In this guide, we will solve the problem efficiently using Java 8 Streams and review how to avoid numerical overflow bounds.

Illustration representing array processing and numeric calculations
Real-World Analogy: Excluding the Extremes

Imagine you have 5 weights: 1g, 2g, 3g, 4g, and 5g. You want to pick exactly 4 weights:

  • Minimum Sum: To get the lightest sum, you leave behind the heaviest weight (5g). The sum is: 1 + 2 + 3 + 4 = 10.
  • Maximum Sum: To get the heaviest sum, you leave behind the lightest weight (1g). The sum is: 2 + 3 + 4 + 5 = 14.

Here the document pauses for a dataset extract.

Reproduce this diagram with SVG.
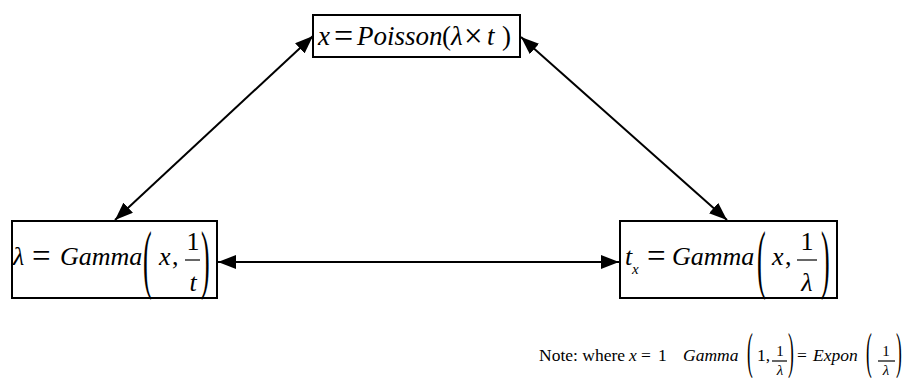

Mathematically, you don't need to try every combination. You simply calculate the **total sum** of all 5 weights, and then:

  • Min Sum = Total Sum - Max Value
  • Max Sum = Total Sum - Min Value

1. The Stream Reduce Solution

Using Java 8 Streams, we can scan the array to find the minimum value, maximum value, and total sum using reduce():

public static void miniMaxSum(List<Integer> arr) {
    // 1. Find the minimum value
    int minValue = arr.stream().reduce(arr.get(0), (min, element) -> {
        return min > element ? element : min;
    });

    // 2. Find the maximum value
    int maxValue = arr.stream().reduce(arr.get(0), (max, element) -> {
        return max < element ? element : max;
    });

    // 3. Find the total sum
    int totalSum = arr.stream().reduce(0, (sum, element) -> {
        return sum + element;
    });

    // 4. Print sums excluding extremes
    System.out.println((totalSum - maxValue) + " " + (totalSum - minValue));
}
Warning: The Integer Overflow Trap!

If the five input values are large (e.g. 1,000,000,000), their total sum will be 5,000,000,000. Because a standard 32-bit Java int only supports values up to 2,147,483,647, summing them will overflow, returning incorrect negative results! Solution: Always store the total sum using a 64-bit long type.

Java Implementation

Below is the complete solution including IO reading:

package io.practise.hackerrank;

import java.io.BufferedReader;
import java.io.IOException;
import java.io.InputStreamReader;
import java.util.List;
import java.util.stream.Stream;
import static java.util.stream.Collectors.toList;

public class MinMaxSum {
    public static void main(String[] args) throws IOException {
        BufferedReader bufferedReader = new BufferedReader(new InputStreamReader(System.in));

        List<Integer> arr = Stream.of(bufferedReader.readLine().replaceAll("\\s+$", "").split(" "))
                .map(Integer::parseInt)
                .collect(toList());

        miniMaxSum(arr);
        bufferedReader.close();
    }

    public static void miniMaxSum(List<Integer> arr) {
        long minValue = arr.get(0);
        long maxValue = arr.get(0);
        long totalSum = 0;

        for (int val : arr) {
            totalSum += val; // Prevents overflow via long arithmetic
            if (val < minValue) minValue = val;
            if (val > maxValue) maxValue = val;
        }

        System.out.println((totalSum - maxValue) + " " + (totalSum - minValue));
    }
}

Conclusion

The Min-Max Sum challenge is a great study in optimization. By calculating the total sum once, we avoid nesting loops, and by using long data structures, we protect the program against data truncation errors.